Customer experience starts at the top

While a collective change in focus is important, a customer experience transformation must start at the executive level, cautions Mittelstaedt. A growing number of companies are finding that transformation is most likely to succeed when led by a team focused on guiding the organization on that track.

One company doing just that is Charter Communications. The cable, Internet, and telephone provider typically ranks near the bottom of Temkin Group's Customer Experience Ratings, but John Birrer, senior vice president of customer experience, plans to change customer perception and elevate satisfaction levels.

CEO Mike Lovett hired Birrer in January to lead the company's newly formed customer experience organization and to energize the company's 18,000 employees to focus on delivering an improved customer experience (a transformation initiative started by Lovett a year ago).

Birrer leads a team of 10, including a vice president who oversees the customer experience enterprisewide, another who leads the communications team to develop strategies for messaging, two leaders who work in the field to drive change among technicians, a team that conducts analysis to scope out revenue opportunities, and another team that leads strategic planning.
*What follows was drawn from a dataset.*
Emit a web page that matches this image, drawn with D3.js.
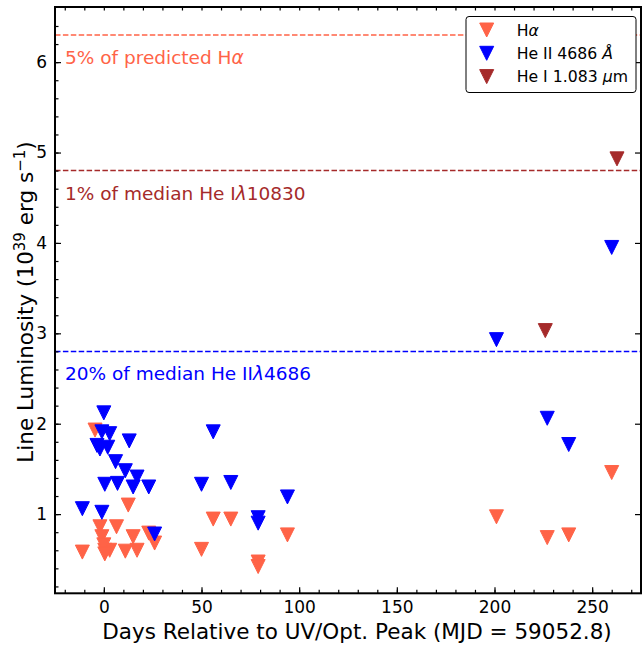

For Birrer, establishing organizational structure and designating enthusiastic employees to oversee the transformation are the most critical factors of any successful customer experience team. In the past there was no clear ownership of the customer experience at Charter. That's not the case today. Birrer's team is driving the company's conversations about putting the customer front and center at Charter. "My goal is to use a small and mighty team to get all 18,000 employees on board with that mission," he says.
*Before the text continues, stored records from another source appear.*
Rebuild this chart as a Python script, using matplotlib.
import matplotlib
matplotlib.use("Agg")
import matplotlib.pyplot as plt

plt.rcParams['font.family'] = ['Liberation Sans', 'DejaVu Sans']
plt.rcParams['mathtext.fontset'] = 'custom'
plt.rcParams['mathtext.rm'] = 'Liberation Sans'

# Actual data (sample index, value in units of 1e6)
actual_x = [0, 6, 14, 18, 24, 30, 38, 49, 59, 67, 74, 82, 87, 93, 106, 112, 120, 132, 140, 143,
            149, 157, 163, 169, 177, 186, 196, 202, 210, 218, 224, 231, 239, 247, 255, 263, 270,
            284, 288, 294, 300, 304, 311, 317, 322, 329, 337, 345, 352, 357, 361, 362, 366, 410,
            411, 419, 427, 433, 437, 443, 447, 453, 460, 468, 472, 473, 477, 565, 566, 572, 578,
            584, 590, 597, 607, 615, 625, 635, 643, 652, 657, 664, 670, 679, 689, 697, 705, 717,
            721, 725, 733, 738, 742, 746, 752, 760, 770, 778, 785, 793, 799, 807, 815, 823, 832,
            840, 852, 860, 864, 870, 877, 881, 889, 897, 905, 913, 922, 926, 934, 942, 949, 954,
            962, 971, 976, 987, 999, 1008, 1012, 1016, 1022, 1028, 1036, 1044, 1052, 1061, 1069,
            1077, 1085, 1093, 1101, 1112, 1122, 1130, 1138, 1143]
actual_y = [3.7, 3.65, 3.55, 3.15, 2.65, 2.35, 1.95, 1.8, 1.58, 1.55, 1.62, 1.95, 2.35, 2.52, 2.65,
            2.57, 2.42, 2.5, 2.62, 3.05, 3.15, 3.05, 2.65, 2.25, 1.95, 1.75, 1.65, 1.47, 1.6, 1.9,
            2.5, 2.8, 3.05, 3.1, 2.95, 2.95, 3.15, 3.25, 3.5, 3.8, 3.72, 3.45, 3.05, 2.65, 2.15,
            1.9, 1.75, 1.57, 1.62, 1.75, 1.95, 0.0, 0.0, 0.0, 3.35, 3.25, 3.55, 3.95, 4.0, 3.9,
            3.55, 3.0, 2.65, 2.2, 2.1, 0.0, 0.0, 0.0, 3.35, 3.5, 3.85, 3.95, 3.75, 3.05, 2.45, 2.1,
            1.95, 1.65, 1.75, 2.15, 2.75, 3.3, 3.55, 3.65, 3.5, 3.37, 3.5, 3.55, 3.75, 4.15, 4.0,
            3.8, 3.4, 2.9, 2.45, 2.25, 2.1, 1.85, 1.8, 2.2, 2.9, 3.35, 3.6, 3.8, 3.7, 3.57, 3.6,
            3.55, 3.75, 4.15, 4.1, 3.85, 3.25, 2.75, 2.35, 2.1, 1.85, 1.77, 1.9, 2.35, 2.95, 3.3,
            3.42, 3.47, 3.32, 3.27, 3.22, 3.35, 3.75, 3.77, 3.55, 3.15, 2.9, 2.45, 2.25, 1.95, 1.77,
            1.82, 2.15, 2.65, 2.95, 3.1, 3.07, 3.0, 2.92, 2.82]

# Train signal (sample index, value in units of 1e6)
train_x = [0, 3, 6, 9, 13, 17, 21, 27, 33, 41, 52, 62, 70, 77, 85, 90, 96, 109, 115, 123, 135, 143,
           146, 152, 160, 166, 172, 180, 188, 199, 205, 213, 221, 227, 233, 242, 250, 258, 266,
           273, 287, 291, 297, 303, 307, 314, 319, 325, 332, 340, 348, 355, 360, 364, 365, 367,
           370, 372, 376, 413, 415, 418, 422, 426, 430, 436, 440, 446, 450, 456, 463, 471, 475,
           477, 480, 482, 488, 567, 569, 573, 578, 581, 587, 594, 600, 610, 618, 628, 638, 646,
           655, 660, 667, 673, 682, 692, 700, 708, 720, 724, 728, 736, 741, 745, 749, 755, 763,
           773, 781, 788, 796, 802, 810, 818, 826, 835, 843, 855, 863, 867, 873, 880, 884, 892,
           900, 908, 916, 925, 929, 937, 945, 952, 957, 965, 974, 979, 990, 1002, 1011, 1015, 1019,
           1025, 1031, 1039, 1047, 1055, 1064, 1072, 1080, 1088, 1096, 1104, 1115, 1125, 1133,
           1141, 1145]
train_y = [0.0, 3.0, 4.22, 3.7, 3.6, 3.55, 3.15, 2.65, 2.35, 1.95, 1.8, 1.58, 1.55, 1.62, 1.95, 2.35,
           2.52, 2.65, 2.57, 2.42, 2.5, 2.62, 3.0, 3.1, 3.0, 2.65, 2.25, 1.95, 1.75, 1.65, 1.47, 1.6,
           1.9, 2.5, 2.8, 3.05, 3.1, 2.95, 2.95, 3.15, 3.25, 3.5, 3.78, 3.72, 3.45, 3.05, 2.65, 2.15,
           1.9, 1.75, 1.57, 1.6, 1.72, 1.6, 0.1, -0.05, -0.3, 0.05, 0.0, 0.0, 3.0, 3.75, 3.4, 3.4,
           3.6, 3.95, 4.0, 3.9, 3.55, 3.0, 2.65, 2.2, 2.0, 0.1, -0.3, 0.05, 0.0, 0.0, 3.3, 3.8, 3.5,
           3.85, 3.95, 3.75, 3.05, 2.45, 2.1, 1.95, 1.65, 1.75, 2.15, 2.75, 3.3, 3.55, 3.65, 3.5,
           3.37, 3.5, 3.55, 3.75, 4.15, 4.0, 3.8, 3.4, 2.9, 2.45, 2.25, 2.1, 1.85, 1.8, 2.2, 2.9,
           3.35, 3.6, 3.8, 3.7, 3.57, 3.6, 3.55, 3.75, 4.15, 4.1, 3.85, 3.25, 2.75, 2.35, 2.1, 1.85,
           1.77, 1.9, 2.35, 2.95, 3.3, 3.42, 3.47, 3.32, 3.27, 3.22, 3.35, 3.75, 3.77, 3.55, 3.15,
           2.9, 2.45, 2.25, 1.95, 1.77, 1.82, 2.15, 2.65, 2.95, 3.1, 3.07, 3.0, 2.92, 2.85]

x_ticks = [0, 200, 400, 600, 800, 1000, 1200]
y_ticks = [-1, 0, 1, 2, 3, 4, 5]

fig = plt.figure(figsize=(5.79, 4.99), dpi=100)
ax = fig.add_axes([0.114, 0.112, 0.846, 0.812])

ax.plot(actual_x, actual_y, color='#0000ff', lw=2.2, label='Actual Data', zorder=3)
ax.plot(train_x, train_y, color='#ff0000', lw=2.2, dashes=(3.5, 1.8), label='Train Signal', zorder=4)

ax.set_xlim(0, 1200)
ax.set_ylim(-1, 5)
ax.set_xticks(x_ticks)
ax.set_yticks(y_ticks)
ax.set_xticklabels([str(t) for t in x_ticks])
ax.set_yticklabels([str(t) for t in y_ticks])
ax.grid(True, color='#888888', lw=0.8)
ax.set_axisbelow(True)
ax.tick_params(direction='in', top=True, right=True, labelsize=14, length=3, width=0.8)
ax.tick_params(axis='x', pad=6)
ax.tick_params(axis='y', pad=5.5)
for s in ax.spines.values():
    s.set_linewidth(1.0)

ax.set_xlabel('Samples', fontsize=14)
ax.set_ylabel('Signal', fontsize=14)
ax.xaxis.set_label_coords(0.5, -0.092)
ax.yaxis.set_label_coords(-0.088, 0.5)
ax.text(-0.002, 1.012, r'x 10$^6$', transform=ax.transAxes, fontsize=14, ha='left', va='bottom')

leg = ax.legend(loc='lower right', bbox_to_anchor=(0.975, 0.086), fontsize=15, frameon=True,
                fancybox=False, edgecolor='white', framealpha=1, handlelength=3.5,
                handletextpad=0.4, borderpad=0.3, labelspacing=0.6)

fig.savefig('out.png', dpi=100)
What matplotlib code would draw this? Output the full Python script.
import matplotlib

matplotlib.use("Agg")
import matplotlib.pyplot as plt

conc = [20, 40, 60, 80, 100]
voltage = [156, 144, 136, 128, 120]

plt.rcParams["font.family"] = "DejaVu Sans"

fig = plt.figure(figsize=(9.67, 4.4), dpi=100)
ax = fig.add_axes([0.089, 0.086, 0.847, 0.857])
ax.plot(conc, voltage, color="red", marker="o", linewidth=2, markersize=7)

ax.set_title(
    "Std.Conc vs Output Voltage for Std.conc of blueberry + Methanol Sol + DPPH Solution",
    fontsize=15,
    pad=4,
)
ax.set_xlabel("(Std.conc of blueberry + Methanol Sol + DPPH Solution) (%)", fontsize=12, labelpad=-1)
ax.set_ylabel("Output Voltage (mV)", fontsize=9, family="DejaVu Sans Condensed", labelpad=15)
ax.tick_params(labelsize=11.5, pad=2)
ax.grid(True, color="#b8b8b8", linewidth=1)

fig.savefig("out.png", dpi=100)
Birrer doesn't think of himself or his team as owners of the customer experience, but rather as the catalyst for change. He calls his team members "fire starters," whose mission is to alter the DNA of the company.

Earlier this year the team focused on engaging frontline employees and technicians through role-play around the three areas that need the most improvement: customer onboarding, technical issue resolution, and expense performance. As a result, Birrer's fire starters have created the necessary momentum and involvement to fan the flames on customer experience.
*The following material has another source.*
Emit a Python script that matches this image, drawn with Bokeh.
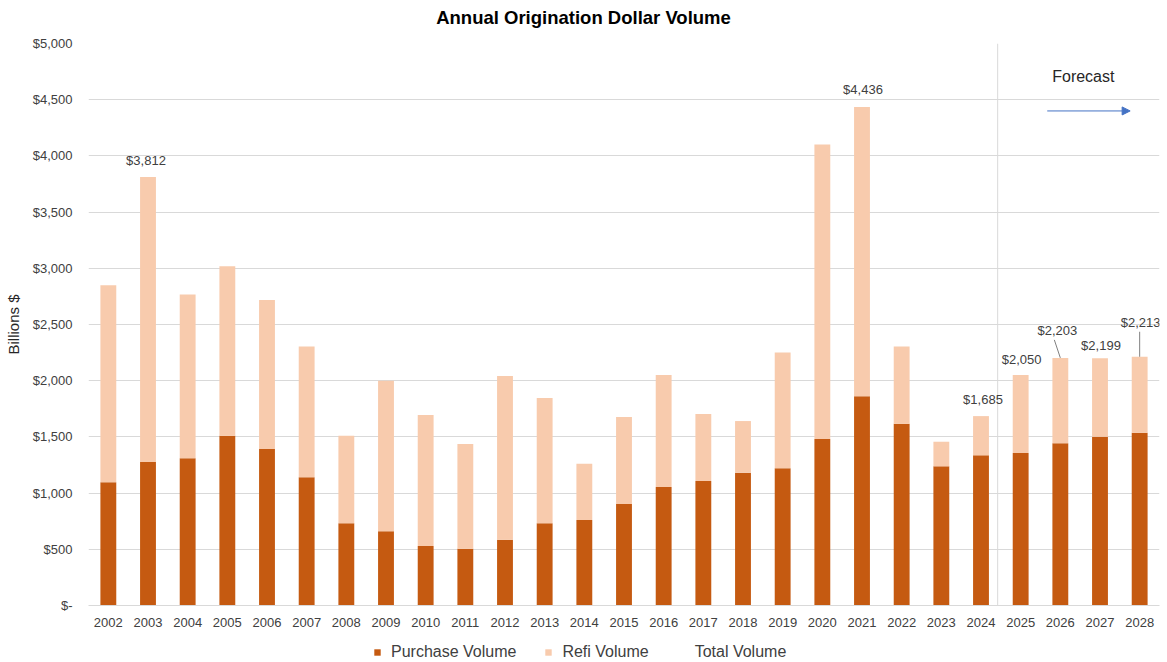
from bokeh.plotting import figure
from bokeh.layouts import column
from bokeh.models import (Range1d, FixedTicker, Label, LabelSet, Span, Arrow,
                          NormalHead, Legend, LegendItem, ColumnDataSource)
from bokeh.core.properties import value
from bokeh.embed import file_html
from bokeh.resources import INLINE

# ---------------- data ----------------
years = [2002, 2003, 2004, 2005, 2006, 2007, 2008, 2009, 2010, 2011, 2012, 2013, 2014,
         2015, 2016, 2017, 2018, 2019, 2020, 2021, 2022, 2023, 2024, 2025, 2026, 2027, 2028]
purchase = [1096, 1277, 1310, 1511, 1392, 1140, 731, 660, 529, 506, 586, 731, 761,
            903, 1054, 1108, 1182, 1221, 1481, 1861, 1617, 1238, 1336, 1357, 1443, 1502, 1537]
refi = [1754, 2535, 1457, 1508, 1327, 1165, 780, 1340, 1166, 931, 1456, 1115, 501,
        774, 997, 596, 459, 1031, 2621, 2575, 688, 219, 349, 693, 760, 697, 676]
total = [2850, 3812, 2767, 3019, 2719, 2305, 1511, 2000, 1695, 1437, 2042, 1846, 1262,
         1677, 2051, 1704, 1641, 2252, 4102, 4436, 2305, 1457, 1685, 2050, 2203, 2199, 2213]
labelled_years = [2003, 2021, 2024, 2025, 2026, 2027, 2028]
y_ticks = [0, 500, 1000, 1500, 2000, 2500, 3000, 3500, 4000, 4500, 5000]
y_tick_labels = ["$-", "$500", "$1,000", "$1,500", "$2,000", "$2,500", "$3,000",
                 "$3,500", "$4,000", "$4,500", "$5,000"]
series_names = ["Purchase Volume", "Refi Volume", "Total Volume"]
title_text = "Annual Origination Dollar Volume"
forecast_text = "Forecast"
y_axis_title = "Billions $"
forecast_start = 2024.42

# ---------------- style ----------------
FONT = "Liberation Sans"
C_PURCHASE = "#C55A11"
C_REFI = "#F8CBAD"
C_GRID = "#D9D9D9"
C_TEXT = "#404040"
PX_X = 39.65     # px per year
PX_Y = 0.1124    # px per $bn
label_offsets = {2003: (-2, 17), 2021: (1, 17), 2024: (2, 17), 2025: (1, 16),
                 2026: (-3, 27), 2027: (1, 13), 2028: (1, 34)}
leaders = {2026: (-6, 18), 2028: (0, 25)}


def strip(height):
    f = figure(width=1167, height=height, output_backend="svg", toolbar_location=None,
               x_range=Range1d(0, 1), y_range=Range1d(0, 1),
               min_border_left=88, min_border_right=8, min_border_top=0, min_border_bottom=0)
    f.axis.visible = False
    f.grid.visible = False
    f.outline_line_color = None
    f.border_fill_color = "white"
    return f


# ---------------- title strip ----------------
tf = strip(28)
tf.add_layout(Label(x=0.4622, y=11 / 28, text=title_text, text_align="center",
                    text_baseline="middle", text_font=FONT, text_font_size="18.5px",
                    text_font_style="bold", text_color="black"))

# ---------------- main chart ----------------
p = figure(width=1167, height=604, output_backend="svg", toolbar_location=None,
           x_range=Range1d(2001.5, 2028.5), y_range=Range1d(0, 5000),
           min_border_left=88, min_border_right=8, min_border_top=15, min_border_bottom=27)
p.outline_line_color = None
p.background_fill_color = "white"
p.border_fill_color = "white"

src = ColumnDataSource(dict(year=years, purchase=purchase, refi=refi, total=total))
rs = p.vbar_stack(["purchase", "refi"], x="year", width=0.4, source=src,
                  color=[C_PURCHASE, C_REFI], line_color=None)
p.line(x="year", y="total", source=src, line_alpha=0)

p.xgrid.grid_line_color = None
p.ygrid.grid_line_color = C_GRID
p.ygrid.grid_line_width = 1
p.yaxis.ticker = FixedTicker(ticks=y_ticks)
p.yaxis.major_label_overrides = {t: s for t, s in zip(y_ticks, y_tick_labels)}
p.xaxis.ticker = FixedTicker(ticks=years)
for ax in (p.xaxis[0], p.yaxis[0]):
    ax.major_tick_line_color = None
    ax.minor_tick_line_color = None
    ax.major_label_text_font = FONT
    ax.major_label_text_font_size = "13px"
    ax.major_label_text_color = C_TEXT
p.yaxis.axis_line_color = None
p.xaxis.axis_line_color = C_GRID
p.yaxis.major_label_standoff = 10
p.xaxis.major_label_standoff = 6
p.yaxis.axis_label = y_axis_title
p.yaxis.axis_label_text_font = FONT
p.yaxis.axis_label_text_font_style = "normal"
p.yaxis.axis_label_text_font_size = "15px"
p.yaxis.axis_label_text_color = "#262626"
p.yaxis.axis_label_standoff = 8

p.add_layout(Span(location=forecast_start, dimension="height", line_color=C_GRID, line_width=1))

lx, ly, lt, lxo, lyo = [], [], [], [], []
for yr in labelled_years:
    i = years.index(yr)
    lx.append(yr)
    ly.append(total[i])
    lt.append("${:,}".format(total[i]))
    lxo.append(label_offsets[yr][0])
    lyo.append(label_offsets[yr][1])
lsrc = ColumnDataSource(dict(x=lx, y=ly, text=lt, xo=lxo, yo=lyo))
p.add_layout(LabelSet(x="x", y="y", text="text", x_offset="xo", y_offset="yo", source=lsrc,
                      text_align="center", text_baseline="middle", text_font=value(FONT),
                      text_font_size="13px", text_color=C_TEXT))

sx0, sy0, sx1, sy1 = [], [], [], []
for yr, (dx, dy) in leaders.items():
    i = years.index(yr)
    sx0.append(yr)
    sy0.append(total[i])
    sx1.append(yr + dx / PX_X)
    sy1.append(total[i] + dy / PX_Y)
p.segment(x0=sx0, y0=sy0, x1=sx1, y1=sy1, line_color="#808080", line_width=1)

p.add_layout(Label(x=2026.58, y=4702, text=forecast_text, text_align="center",
                   text_baseline="middle", text_font=FONT, text_font_size="16px",
                   text_color="#262626"))
p.add_layout(Arrow(x_start=2025.67, y_start=4400, x_end=2027.76, y_end=4400,
                   line_color="#4472C4", line_width=1,
                   end=NormalHead(size=8, fill_color="#4472C4", line_color="#4472C4")))

# ---------------- legend strip ----------------
lg = strip(30)
lg_p = lg.vbar(x=[0.5], top=[0], width=0.01, color=C_PURCHASE, line_color=None)
lg_r = lg.vbar(x=[0.5], top=[0], width=0.01, color=C_REFI, line_color=None)
lg_t = lg.line(x=[0.4, 0.6], y=[0.5, 0.5], line_alpha=0)
legend = Legend(items=[LegendItem(label=series_names[0], renderers=[lg_p]),
                       LegendItem(label=series_names[1], renderers=[lg_r]),
                       LegendItem(label=series_names[2], renderers=[lg_t])],
                orientation="horizontal", location=(373 - 88, 1),
                glyph_width=8, glyph_height=8, label_standoff=10, spacing=28,
                padding=0, margin=0, border_line_color=None, background_fill_alpha=0,
                label_text_font=FONT, label_text_font_size="16px", label_text_color=C_TEXT)
lg.add_layout(legend, "center")

layout = column(tf, p, lg, spacing=0)
open("out.html", "w").write(file_html(layout, INLINE))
Then in June they held a three-day educational pep rally for 200 directors and managers from across the business at Charter's St. Louis headquarters to focus the leaders on driving continuous change in the three pilot areas. They shared results of the role-play, as well as customer feedback. Birrer says the rally worked to create advocates for change. This companywide involvement and ownership of the customer experience has produced such profitable results as reduction in customer churn, less truck rolls, and fewer complaint calls. "We've done a really good job of getting the fire started. Now we have to nurture it and feed the logs on the fire," he says.

Birrer plans to stoke the fire in 2012 by focusing on tactical changes, such as training agents on how to engage with customers over the phone and designing a consistent cross-channel delivery of the customer experience. Because Birrer's team has created an environment where employees are committed to success, he believes that the company will indeed succeed in improving its customer experience. He says, "We've created a whole ecosystem that works and that, frankly, delivers a better outcome than the sum of the parts."